The payday lender Wonga has announced it is to write off debts for 330,000 of its customers around the UK as a result of changing its policies on affordability and in response to ongoing discussions with regulators.

The amounts being written off are reportedly worth around £220 million but the resulting losses to Wonga are estimated at £35 million.

Wonga is a key player in Britain’s payday loan market but has come in for heavy criticism over its lending policies and debt recovery tactics in recent years.

In a series of statements the company outlined and explained a shift in its approach to lending with particular attention being paid to the issue of affordability among borrowers.

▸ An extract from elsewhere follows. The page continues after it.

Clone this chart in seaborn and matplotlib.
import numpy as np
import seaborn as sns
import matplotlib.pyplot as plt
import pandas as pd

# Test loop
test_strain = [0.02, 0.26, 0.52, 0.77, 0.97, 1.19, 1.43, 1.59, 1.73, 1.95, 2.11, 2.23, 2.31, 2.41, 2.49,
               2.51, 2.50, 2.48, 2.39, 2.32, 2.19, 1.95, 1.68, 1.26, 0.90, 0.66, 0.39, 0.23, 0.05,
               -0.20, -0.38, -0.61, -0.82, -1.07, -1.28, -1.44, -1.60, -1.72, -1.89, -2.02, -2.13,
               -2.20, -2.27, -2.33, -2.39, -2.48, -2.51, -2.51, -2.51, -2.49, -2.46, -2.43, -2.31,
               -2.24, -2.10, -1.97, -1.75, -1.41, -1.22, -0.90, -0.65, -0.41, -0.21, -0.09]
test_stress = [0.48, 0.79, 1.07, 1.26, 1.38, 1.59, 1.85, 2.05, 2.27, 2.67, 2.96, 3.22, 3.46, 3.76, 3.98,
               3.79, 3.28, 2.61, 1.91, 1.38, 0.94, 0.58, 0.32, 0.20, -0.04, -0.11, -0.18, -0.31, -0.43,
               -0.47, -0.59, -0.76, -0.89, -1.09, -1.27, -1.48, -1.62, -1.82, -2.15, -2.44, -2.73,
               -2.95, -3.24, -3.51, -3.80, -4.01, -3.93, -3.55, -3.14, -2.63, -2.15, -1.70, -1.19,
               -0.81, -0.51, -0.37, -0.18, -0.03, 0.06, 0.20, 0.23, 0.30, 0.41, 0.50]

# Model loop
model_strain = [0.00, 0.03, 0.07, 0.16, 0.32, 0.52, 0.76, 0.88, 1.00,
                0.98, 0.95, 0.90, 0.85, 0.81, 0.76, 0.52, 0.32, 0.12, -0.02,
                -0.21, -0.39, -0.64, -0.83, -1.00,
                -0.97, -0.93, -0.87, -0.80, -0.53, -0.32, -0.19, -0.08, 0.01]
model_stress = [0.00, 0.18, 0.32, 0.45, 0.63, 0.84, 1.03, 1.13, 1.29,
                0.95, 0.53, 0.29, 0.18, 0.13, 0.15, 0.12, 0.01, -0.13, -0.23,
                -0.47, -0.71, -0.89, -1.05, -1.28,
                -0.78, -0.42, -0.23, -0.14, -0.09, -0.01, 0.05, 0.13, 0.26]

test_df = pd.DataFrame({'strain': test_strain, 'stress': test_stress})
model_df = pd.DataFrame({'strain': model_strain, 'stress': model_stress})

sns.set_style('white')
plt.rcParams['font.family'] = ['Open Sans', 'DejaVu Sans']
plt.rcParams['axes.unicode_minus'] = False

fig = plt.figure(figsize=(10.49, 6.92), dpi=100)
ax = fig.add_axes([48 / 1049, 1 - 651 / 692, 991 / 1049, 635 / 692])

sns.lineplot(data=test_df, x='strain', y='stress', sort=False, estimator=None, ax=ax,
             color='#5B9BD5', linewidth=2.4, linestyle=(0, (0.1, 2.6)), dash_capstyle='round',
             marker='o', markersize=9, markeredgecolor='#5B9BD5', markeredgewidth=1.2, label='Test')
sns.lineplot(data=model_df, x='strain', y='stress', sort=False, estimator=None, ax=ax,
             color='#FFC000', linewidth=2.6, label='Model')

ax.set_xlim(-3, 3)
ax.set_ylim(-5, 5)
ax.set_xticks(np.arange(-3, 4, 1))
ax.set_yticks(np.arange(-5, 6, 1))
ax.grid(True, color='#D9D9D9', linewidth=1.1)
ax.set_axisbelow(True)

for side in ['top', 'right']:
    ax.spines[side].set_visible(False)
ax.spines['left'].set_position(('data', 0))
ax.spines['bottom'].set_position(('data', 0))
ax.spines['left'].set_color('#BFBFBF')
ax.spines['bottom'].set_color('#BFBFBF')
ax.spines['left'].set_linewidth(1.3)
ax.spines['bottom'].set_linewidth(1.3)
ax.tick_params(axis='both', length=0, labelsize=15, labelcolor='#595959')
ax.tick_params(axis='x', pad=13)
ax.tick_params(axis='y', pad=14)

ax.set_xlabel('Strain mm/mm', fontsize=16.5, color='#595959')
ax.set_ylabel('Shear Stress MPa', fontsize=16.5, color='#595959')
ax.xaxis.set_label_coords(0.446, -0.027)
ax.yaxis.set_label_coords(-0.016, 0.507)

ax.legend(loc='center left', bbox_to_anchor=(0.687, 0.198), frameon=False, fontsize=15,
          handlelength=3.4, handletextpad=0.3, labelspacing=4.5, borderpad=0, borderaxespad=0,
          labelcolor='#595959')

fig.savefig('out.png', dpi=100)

“We have strengthened our lending criteria to ensure that we only lend to customers we believe can reasonably afford to repay their loans,” the company said.

Wonga says it will write off all outstanding debt for 330,000 customers who have payday loans in arrears for longer than 30 days from October 2nd 2014. Around 45,000 Wonga customers with arrears of 29 days as of that same date will be asked to repay their debts without interest or charges over an extended period of four months.

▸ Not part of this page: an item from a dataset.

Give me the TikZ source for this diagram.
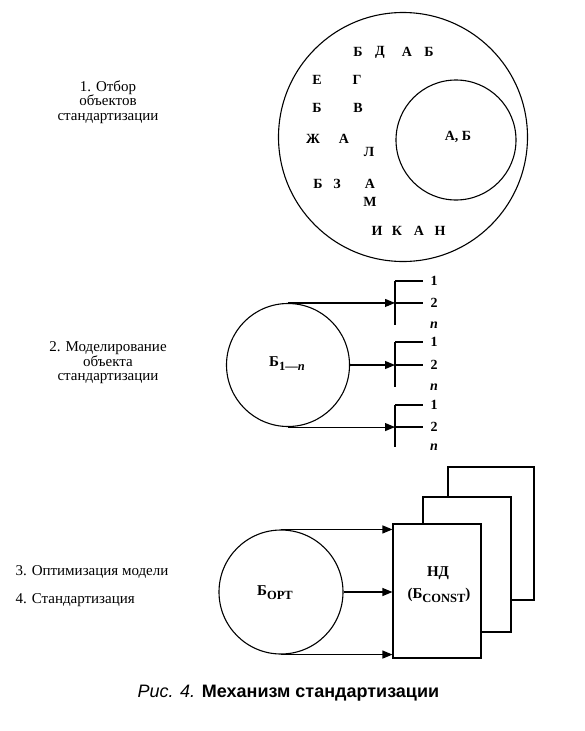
\documentclass[tikz,border=0pt]{standalone}
\usepackage{fontspec}
\setmainfont{Liberation Serif}
\newfontfamily\capfont{Liberation Sans}
\usetikzlibrary{arrows.meta}
\newcommand{\mysub}[1]{\raisebox{-4pt}{\fontsize{12.5}{13}\selectfont #1}}
\begin{document}
\begin{tikzpicture}[x=1pt,y=-1pt, line width=1.1pt,
  lbl/.style={font=\fontsize{15}{14.5}\selectfont, align=center, inner sep=0},
  ltr/.style={font=\fontsize{14}{16}\selectfont\bfseries, inner sep=0},
  big/.style={font=\fontsize{15}{16}\selectfont\bfseries, inner sep=0},
  arr/.style={-{Triangle[length=10pt,width=8pt]}},
  num/.style={font=\fontsize{14}{14}\selectfont\bfseries, inner sep=0},
  ring/.style={circle, draw, inner sep=0},
  sheet/.style={draw, fill=white, inner sep=0}]
\useasboundingbox (0,0) rectangle (584,731);

% ---------- 1 ----------
\node[lbl] (lab1) at (108,102) {1. Отбор\\объектов\\стандартизации};
\node[ring, minimum size=249pt] (big) at (403,137) {};
\node[ring, minimum size=120pt] (small) at (456,140) {};
\node[ltr] (ab) at (458,137) {А, Б};
\node[ltr] (k1) at (358,52) {Б};
\node[ltr] (k2) at (380,52) {Д};
\node[ltr] (k3) at (407,52) {А};
\node[ltr] (k4) at (429,52) {Б};
\node[ltr] (k5) at (317,80) {Е};
\node[ltr] (k6) at (357,80) {Г};
\node[ltr] (k7) at (317,108) {Б};
\node[ltr] (k8) at (358,108) {В};
\node[ltr] (k9) at (313,139) {Ж};
\node[ltr] (k10) at (344,139) {А};
\node[ltr] (k11) at (369,152) {Л};
\node[ltr] (k12) at (318,184) {Б};
\node[ltr] (k13) at (337,184) {З};
\node[ltr] (k14) at (370,184) {А};
\node[ltr] (k15) at (370,202) {М};
\node[ltr] (k16) at (377,231) {И};
\node[ltr] (k17) at (397,231) {К};
\node[ltr] (k18) at (419,231) {А};
\node[ltr] (k19) at (440,231) {Н};

% ---------- 2 ----------
\node[lbl] (lab2) at (108,363) {2. Моделирование\\объекта\\стандартизации};
\node[ring, minimum size=123pt] (c2) at (288,365) {};
\node[big] (b1n) at (287,364) {Б\mysub{1—\textit{n}}};

\foreach \i/\yt/\ym/\yb in {1/281/303/325, 2/342/365/387, 3/405/427/447}{
  \coordinate (t\i) at (395,\yt);
  \coordinate (m\i) at (395,\ym);
  \coordinate (e\i) at (395,\yb);
  \coordinate (tr\i) at (423,\yt);
  \coordinate (mr\i) at (423,\ym);
  \draw (t\i) -- (e\i);
  \draw (t\i) -- (tr\i);
  \draw (m\i) -- (mr\i);
  \node[num] (one\i) at (434,\yt) {1};
  \node[num] (two\i) at (434,\ym) {2};
  \node[num] (enn\i) at (434,\yb) {\textit{n}};
}
\draw[arr] (c2.north) -- (c2.north -| m1);
\draw[arr] (c2.east) -- (c2.east -| m2);
\draw[arr] (c2.south) -- (c2.south -| m3);

% ---------- 3, 4 ----------
\node[lbl, anchor=west] (lab3) at (15,572) {3. Оптимизация модели};
\node[lbl, anchor=west] (lab4) at (15,600) {4. Стандартизация};
\node[ring, minimum size=124pt] (c3) at (281,592) {};
\node[big] (bopt) at (275,593) {Б\mysub{OPT}};
\node[sheet, minimum width=86pt, minimum height=133pt] (s3) at (491,533.5) {};
\node[sheet, minimum width=88pt, minimum height=135pt] (s2) at (467,564.5) {};
\node[sheet, minimum width=88pt, minimum height=134pt] (nd) at (437,591) {};
\node[big] (ndt1) at (438,573) {НД};
\node[big] (ndt2) at (439,595) {(Б\mysub{CONST})};
\draw[arr] (c3.north) -- (nd.west |- c3.north);
\draw[arr] (c3.east) -- (nd.west |- c3.east);
\draw[arr] (c3.south) -- (nd.west |- c3.south);

% ---------- caption ----------
\node[font=\capfont\fontsize{18}{20}\selectfont, anchor=west, inner sep=0] (cap) at (137,693)
  {\textit{Рис. 4.} \textbf{Механизм стандартизации}};
\end{tikzpicture}
\end{document}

“On conducting a review into our previous lending criteria, we recognised that we may not have always made the right lending decisions, and on reflection some of these loans may not have been affordable,” the lender said.

Wonga says it will be communicating via email or letter with the customers affected by its recent decisions and its lending policy reviews before October 10th.

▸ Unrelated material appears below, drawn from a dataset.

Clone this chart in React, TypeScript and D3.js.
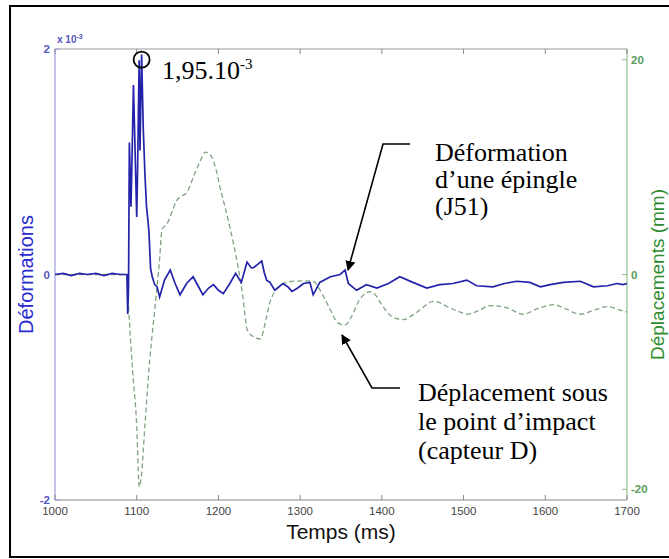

The company also made commitments to ensure it lends money less often to people who are clearly not in a position to pay those amounts back and who are likely to face serious debt problems as a result.

“We have been working closely with the FCA (Financial Conduct Authority) to agree additional requirements to our lending criteria, which have been implemented as of the 2nd October 2014 across our UK consumer loans service,” Wonga said.

Andrew Haste, Wonga’s newly appointed chairman, said: “We want to ensure we only lend to those who can reasonably afford the loan in question and during my review, it became clear to me that this has unfortunately not always been the case.

The FCA released its own statements on the issue and its discussions with Wonga, describing the steps being taken by the company as having been agreed under the terms of a “voluntary requirement”.

Clive Adamson, the FCA’s director of supervision, said: “We are determined to drive up standards in the consumer credit market and it is disappointing that some firms still have a way to go to meet our expectations.

“This should put the rest of the industry on notice – they need to lend affordably and responsibly. It is absolutely right that Wonga’s new management team has acted quickly to put things right for their customers after these issues were raised by the FCA.”